El script no hace demasiado para que lo que llevan en sus mochilas resulte relevante, ni fuente de demasiada empatía ni connexión con el espectador, de modo que el interés por ellos no se crea lo suficiente como para establecer procesos de identificación con ellos.
Rhames no resultará brillante, ni mucho menos, a pesar de su facha, con el incondicional puro, muy común, por cierto, entre los que ofician ceremonias de “candomblé”, y que será tanto un distintivo para definir a su personaje, como elemento de “planting”, así como el cuchillo de cazador en el que se fijará Bill McCormik, un personaje que encarna en la película a la mismísima decadencia, hecho a la perfecta medida de un Val Kilmer ya pasado en años, con tendencia a convertirse a lo que él mismo criticó de Marlon Brando, cuando ambos interpretaron la fallida “Isla del Dr.Moreau”, justo tres lustros antes.
El resto del elenco no convence, con unos diálogos que, a la par que escasos, resultan bastante ridículos y sin función alguna en sí mismos, más que adornar lo que la acción por si sola ya cuenta.
Ni la belleza de Matt Barr (que está para comérselo), y de Rebecca da Costa (de curvas irresistibles, más atractiva con la ropa con la que llega a la casa, que con el “vintage” vestido blanco que le proporciona Jack, a modo de vestuario para el “rito” de la maldición), logran levantar el caché que cabría esperar, y termina por deshincharse la factura de actores. Incluso el actuar de Rhames se antoja histriónico forzado y chapucero por momentos.
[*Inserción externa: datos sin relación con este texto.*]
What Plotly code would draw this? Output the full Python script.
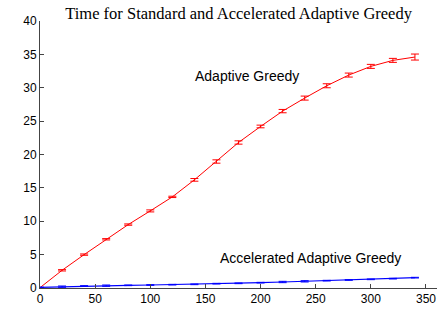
import plotly.graph_objects as go

x = [0, 20, 40, 60, 80, 100, 120, 140, 160, 180, 200, 220, 240, 260, 280, 300, 320, 340]
adaptive = [0.05, 2.65, 5.0, 7.3, 9.5, 11.55, 13.65, 16.2, 18.95, 21.8, 24.2, 26.5, 28.45, 30.3, 31.9, 33.2, 34.1, 34.6]
adaptive_err = [0.02, 0.1, 0.1, 0.1, 0.1, 0.15, 0.1, 0.2, 0.25, 0.25, 0.2, 0.25, 0.3, 0.3, 0.3, 0.3, 0.3, 0.45]
accel = [0.1, 0.2, 0.3, 0.35, 0.4, 0.45, 0.5, 0.55, 0.65, 0.7, 0.8, 0.9, 1.0, 1.1, 1.2, 1.3, 1.4, 1.55]
accel_err = [0.02, 0.1, 0.05, 0.1, 0.05, 0.05, 0.05, 0.05, 0.05, 0.05, 0.05, 0.1, 0.1, 0.05, 0.05, 0.05, 0.05, 0.05]
xticks = [0, 50, 100, 150, 200, 250, 300, 350]
yticks = [0, 5, 10, 15, 20, 25, 30, 35, 40]

fig = go.Figure()
fig.add_trace(go.Scatter(x=x, y=adaptive, mode="lines",
                         line=dict(color="#ff0000", width=1),
                         error_y=dict(type="data", array=adaptive_err, color="#ff0000", thickness=1, width=4)))
fig.add_trace(go.Scatter(x=x, y=accel, mode="lines",
                         line=dict(color="#0000ff", width=1.2),
                         error_y=dict(type="data", array=accel_err, color="#0000ff", thickness=1, width=4)))

fig.add_annotation(x=139, y=31.7, text="Adaptive Greedy", showarrow=False, xanchor="left",
                   font=dict(family="Liberation Sans, Arial", size=14, color="black"))
fig.add_annotation(x=161, y=4.5, text="Accelerated Adaptive Greedy", showarrow=False, xanchor="left",
                   font=dict(family="Liberation Sans, Arial", size=14, color="black"))

fig.update_layout(
    width=437, height=309,
    margin=dict(l=40, r=0, t=21, b=21),
    paper_bgcolor="white", plot_bgcolor="white",
    showlegend=False,
    title=dict(text="Time for Standard and Accelerated Adaptive Greedy",
               font=dict(family="Liberation Serif, Times New Roman", size=16.5, color="black"),
               x=0.546, xanchor="center", y=0.975, yanchor="top"),
    xaxis=dict(range=[0, 360], tickvals=xticks, ticks="inside", ticklen=4, tickcolor="#444",
               showline=True, linecolor="#444", linewidth=1, showgrid=False, zeroline=False,
               tickfont=dict(family="Liberation Sans, Arial", size=12, color="black")),
    yaxis=dict(range=[0, 40], tickvals=yticks, ticks="inside", ticklen=4, tickcolor="#444",
               showline=True, linecolor="#444", linewidth=1, showgrid=False, zeroline=False,
               tickfont=dict(family="Liberation Sans, Arial", size=12, color="black")),
)
fig.write_html("out.html", config={"displayModeBar": False},
               post_script="document.body.style.margin='0px';document.body.style.overflow='hidden';")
El guión liga el destino de cada uno de ellos, con la muerte bajo cuchillo de los que de él son víctimas: el doctor, adicto a las pastillas, con el cuello abierto, igual que a la anciana abuela del principio, a la que vemos tomarse una pastilla; Mc.Cormick, todo lo chulete y ligón pasado de que va, muere ahogado en su cobardía y su pequeñez, un perfil par al del adúltero padre de la familia original; ambas sufridas y a la vez amargadas esposas, con el vientre rebanado… para todos ellos hay un vínculo con la víctima original, siendo la Da Costa, la que es empujada por el espíritu del niño asesino a cometer los mismos crímenes, a despachar la faena. En fin, que nos dejan casi sin apuntador, cosa de la que uno termina de convencerse cuando al final, en off, la sufrida Courtney, superviviente al igual que Adam del periplo, irá con el cuchillo con el que cortaba pepinos para la cena (muy freudiano, eso), en pos de él, con intenciones que todos nos podremos imaginar.
En suma, queda un producto más que decente, pero con poco brillo y salero. Convencional, aunque entretenido y logrado, salvando ese poco entusiasmo con el que, en general, se realiza un cuento de temática vista hasta la saciedad.